HINTERGRUND / DIALOGE

29/11/11 Lebende Komponisten, Choreographinnen, Sho-Spieler. Performance, Film, Bildende Kunst - das hat es bei der traditionsreichen „Stiftung Mozarteum“ nicht gegeben - bis Stephan Pauly die Mozartwoche umgekrempelt und 2005 das Festival „Dialoge“ gestartet hat.

Von Heidemarie Klabacher

Und jetzt sind es Paulys letzte „Dialoge“. Von 30. November bis 4. Dezember zieht der scheidende Geschäftsführer und künstlerische Leiter der „Stiftung“ Resümee. Die Dezember-Dialoge 2011 sind die vierzehnten und letzten, die von Stephan Pauly zusammen mit Berno Odo Polzer programmiert wurden und fassen die Grundgedanken der letzten sechs Jahre zusammen: „Komponisten unserer Zeit spielen in den ‚Dialogen’ eine wichtige Rolle – als Verfasser von neuen Stücken, aber vor allem auch als Partner beim Programmieren des Festivals“, so Stephan Pauly. „George Aperghis gehört zu ihnen. Beim Eröffnungskonzert steht mit ‚Dark Side’ für Mezzosopran und 18 Instrumente eines seiner Meisterwerke auf dem Programm.“

Die Gesänge auf Texte aus der Orestie von Aischylos interpretiert Salome Kramer, deren Name sich geradezu leitmotivisch durch die Dialoge-Programme zieht. Allein im großen Dialoge Buch der Stiftung - Ja, ein solches ist 2009 im Bärenreiter-Verlag erschienen und reflektiert die Festivals 2005 bis 2009 - finden sich sieben Verweise auf die Mezzo-Sopranistin.
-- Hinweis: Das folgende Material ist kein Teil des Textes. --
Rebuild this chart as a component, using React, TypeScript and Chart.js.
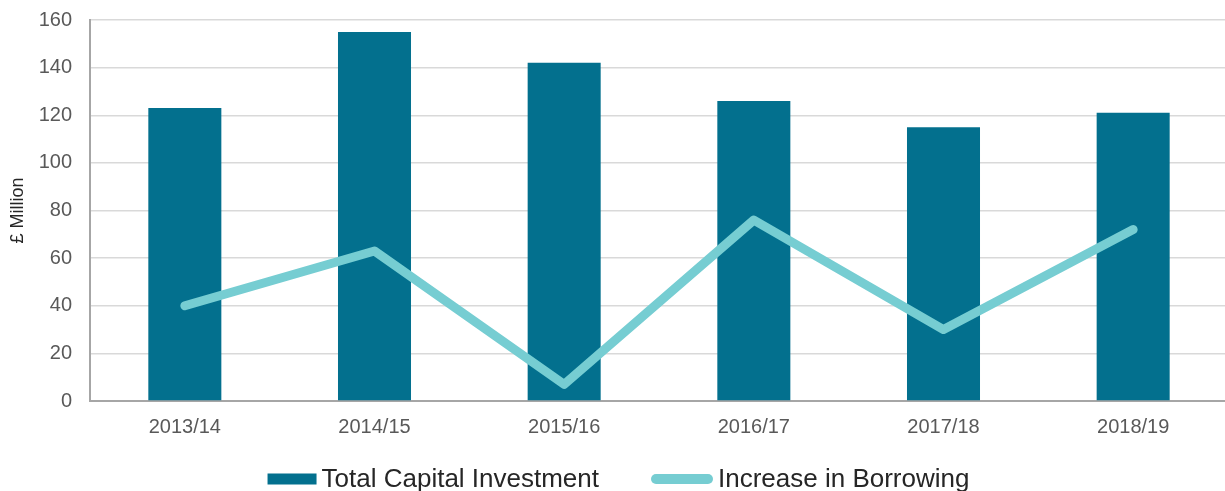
import React, { useEffect, useRef } from "react";
import { Chart, registerables } from "chart.js";

Chart.register(...registerables);

const categories = ["2013/14", "2014/15", "2015/16", "2016/17", "2017/18", "2018/19"];
const totalCapitalInvestment = [123, 155, 142, 126, 115, 121];
const increaseInBorrowing = [40, 63, 7, 76, 30, 72];
const yTicks = [0, 20, 40, 60, 80, 100, 120, 140, 160];

const BAR_COLOR = "#03708E";
const LINE_COLOR = "#76CDD2";
const FONT = "'Liberation Sans', Arial, sans-serif";

const legendPlugin = {
  id: "customLegend",
  afterDraw(chart: any) {
    const ctx = chart.ctx;
    const ds = chart.data.datasets;
    ctx.save();
    ctx.font = `26px ${FONT}`;
    ctx.textBaseline = "middle";
    const items = [
      { label: ds[0].label, w: 49, h: 11, r: 0, color: ds[0].backgroundColor },
      { label: ds[1].label, w: 62, h: 10, r: 5, color: ds[1].borderColor },
    ];
    const gapText = 5;
    const gapItems = 52;
    let total = 0;
    items.forEach((it, i) => {
      total += it.w + gapText + ctx.measureText(it.label).width;
      if (i < items.length - 1) total += gapItems;
    });
    const cy = 479;
    let x = 618.5 - total / 2;
    items.forEach((it) => {
      ctx.fillStyle = it.color;
      ctx.beginPath();
      if (it.r > 0) {
        (ctx as any).roundRect(x, cy - it.h / 2, it.w, it.h, it.r);
      } else {
        ctx.rect(x, cy - it.h / 2, it.w, it.h);
      }
      ctx.fill();
      x += it.w + gapText;
      ctx.fillStyle = "#262626";
      ctx.fillText(it.label, x, cy + 1);
      x += ctx.measureText(it.label).width + gapItems;
    });
    ctx.restore();
  },
};

export default function App() {
  const ref = useRef<HTMLCanvasElement | null>(null);

  useEffect(() => {
    document.body.style.margin = "0";
    document.body.style.overflow = "hidden";
    if (!ref.current) return;
    const chart = new Chart(ref.current, {
      type: "bar",
      data: {
        labels: categories,
        datasets: [
          {
            type: "bar",
            label: "Total Capital Investment",
            data: totalCapitalInvestment,
            backgroundColor: BAR_COLOR,
            borderWidth: 0,
            barPercentage: 0.385,
            categoryPercentage: 1,
            order: 2,
          },
          {
            type: "line",
            label: "Increase in Borrowing",
            data: increaseInBorrowing,
            borderColor: LINE_COLOR,
            backgroundColor: LINE_COLOR,
            borderWidth: 9,
            borderCapStyle: "round",
            borderJoinStyle: "round",
            pointRadius: 0,
            pointHoverRadius: 0,
            tension: 0,
            order: 1,
          } as any,
        ],
      },
      plugins: [legendPlugin],
      options: {
        animation: false,
        responsive: true,
        maintainAspectRatio: false,
        layout: { padding: { top: 20, left: 0, right: 0, bottom: 0 } },
        plugins: {
          legend: { display: false },
          tooltip: { enabled: false },
        },
        scales: {
          x: {
            grid: { display: false },
            border: { display: true, color: "#A6A6A6", width: 2 },
            ticks: {
              color: "#595959",
              font: { family: FONT, size: 20 },
              padding: 6,
              maxRotation: 0,
            },
            afterFit: (scale: any) => {
              scale.height = 90;
              scale.paddingLeft = 0;
              scale.paddingRight = 0;
            },
          },
          y: {
            min: 0,
            max: 160,
            afterBuildTicks: (scale: any) => {
              scale.ticks = yTicks.map((v) => ({ value: v }));
            },
            grid: { color: "#D9D9D9", lineWidth: 1.5, drawTicks: false },
            border: { display: true, color: "#A6A6A6", width: 2 },
            ticks: {
              color: "#595959",
              font: { family: FONT, size: 20 },
              padding: 18,
            },
            title: {
              display: true,
              text: "£ Million",
              color: "#262626",
              font: { family: FONT, size: 18 },
              padding: { top: 7, bottom: 0 },
            },
            afterFit: (scale: any) => {
              scale.width = 90;
              scale.paddingTop = 0;
              scale.paddingBottom = 0;
            },
          },
        },
      },
    });
    return () => chart.destroy();
  }, []);

  return (
    <div style={{ position: "fixed", left: 0, top: 0, width: 1228, height: 491 }}>
      <canvas ref={ref} />
    </div>
  );
}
Das zeitgenössische Werk tritt - wie so oft in der Dialoge-Dramaturgie - auch beim Eröffnungskonzert am Mittwoch (30.11.) in Dialog mit einem Monument aus dem klassischen Repertoire: Das Hagen Quartett, ohne dessen hellsichtige Interpretationen die Dialoge ebenfalls nicht zu denken wären, spielt Ludwig van Beethovens Streichquartett cis-Moll op. 131.

Danach spielt Wolfgang Mitterer noch „Volumina“ von György Ligeti für Orgel solo. Die neue Orgel im Großen Saal erlaubt solche Repertoire-Exkurse: „Alles wahre Gebirgsmassive aus Musik, aus unterschiedlichsten Landschaften, in direkter Begegnung - und interpretiert von Künstlern, die zu den zentralen Gästen der ‚Dialoge’ zählen“, schwärmt Stephan Pauly.

Er vermerkt in seinem „Essay zum künstlerischen Profil der Dialoge“: „Der klassische Musikbetrieb tendiert dazu, die lebendige Pflege der traditionellen europäischen Kunstmusik in der Variation ihrer Interpretationen zu suchen und das Bekannte in Gestalt eines relativ kleinen Kanons musikalischer Werke zu wiederholen.“ Stimmt. Man braucht ja nur in der eigenen CD-Sammlung nachzuschauen, wie viele Aufnahmen des „Messias“, der Beethoven-Symphonien oder Schubert-Sonate B-Dur sich angesammelt haben.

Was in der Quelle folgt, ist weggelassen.